There has been a battle between the major PC browsers and it is due to one critical issue: Battery life. Opera kick-started the browser wars with their much touted battery saver mode that made it 50% more efficient than the well known Chrome browser.
Those were bold claims made a company that is well known for its Opera mini browser which used compression to make sure that people use less data bundles than actual. Recently, Microsoft published a blogpost which detailed why you should choose Edge over the other browsers because it is way less power hungry than the other browsers. Their test involved testing Edge, Mozilla, Chrome and Opera in a video watching test on Surface Books and Edge came out the winner by a significant margin.
Since Microsoft came out with guns blazing that Edge is better than Opera, Opera decided to pen down a blogpost defending their browser. The post, hilariously named “Over the Edge” reveals how they “didn’t pay attention” to Microsoft Edge due to the fact it was only available on Windows 10. They also named Microsoft’s effort as all PR where they argued that Edge is better than the other browsers. “Like most other engineering teams, we love it when someone picks a fight,” the company said in the post, “If we get beaten in a test like this, we consider it a bug.”
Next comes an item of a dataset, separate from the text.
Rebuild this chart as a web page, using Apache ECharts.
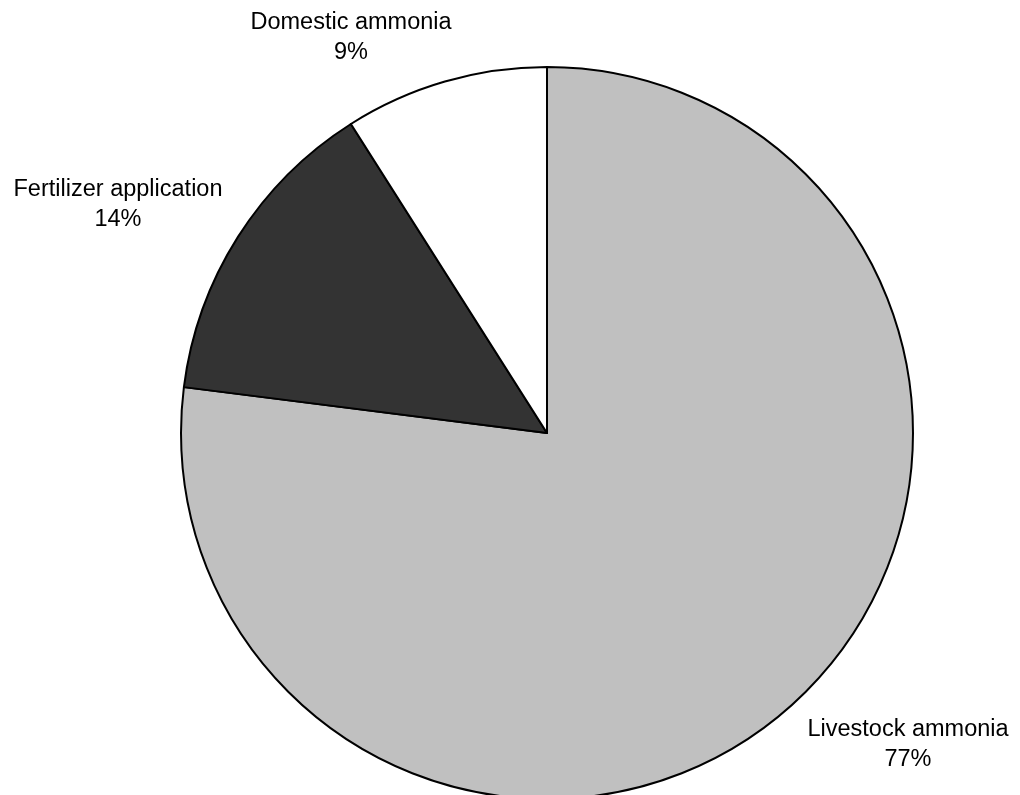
<!DOCTYPE html>
<html>
<head>
<meta charset="utf-8">
<script src="https://cdn.jsdelivr.net/npm/echarts@6/dist/echarts.min.js"></script>
<style>
  html, body { margin: 0; padding: 0; background: #ffffff; }
  #chart { width: 1020px; height: 795px; }
</style>
</head>
<body>
<div id="chart"></div>
<script>
// Sources of ammonia emissions (share of total, %)
const categories = ['Livestock ammonia', 'Fertilizer application', 'Domestic ammonia'];
const shares = [77, 14, 9];

// Slice fills, in the same order as the categories
const sliceColors = ['#c0c0c0', '#333333', '#ffffff'];

// Where each two-line label block is centred
const labelSpots = [
  { x: 908, y: 745 },
  { x: 118, y: 205 },
  { x: 351, y: 38 }
];

const chart = echarts.init(document.getElementById('chart'), null, { renderer: 'canvas' });

chart.setOption({
  animation: false,
  backgroundColor: '#ffffff',
  series: [{
    type: 'pie',
    center: [547, 433],
    radius: 366,
    startAngle: 90,
    clockwise: true,
    avoidLabelOverlap: false,
    percentPrecision: 0,
    data: categories.map((name, i) => ({
      name: name,
      value: shares[i],
      itemStyle: { color: sliceColors[i] }
    })),
    itemStyle: { borderColor: '#000000', borderWidth: 2 },
    emphasis: { disabled: true },
    label: {
      show: true,
      position: 'outside',
      formatter: '{b}\n{d}%',
      fontFamily: '"Liberation Sans", Arial, sans-serif',
      fontSize: 23.5,
      lineHeight: 30,
      color: '#000000',
      align: 'center'
    },
    labelLine: { show: false },
    labelLayout: function (params) {
      const spot = labelSpots[params.dataIndex];
      return { x: spot.x, y: spot.y, align: 'center', verticalAlign: 'middle', hideOverlap: false };
    }
  }]
});
</script>
</body>
</html>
This time round, Opera claims that Microsoft is not “transparent about its methodology” when it was pitting Edge and the other browsers. The company decided this time round they would be more thorough in showing their methodology which included describing the specs of their laptop, the OS, brightness level, Wi-Fi strength and also threw in a formula for calculating battery time and the detailed steps in performing the experiment.
This browser war is not yet over as the issue of battery life is still a pain for people who have older laptops. We have to wait and see what Microsoft will say about this and if Google will make significant changes to Chrome to put an end to it being the benchmark of battery hogging.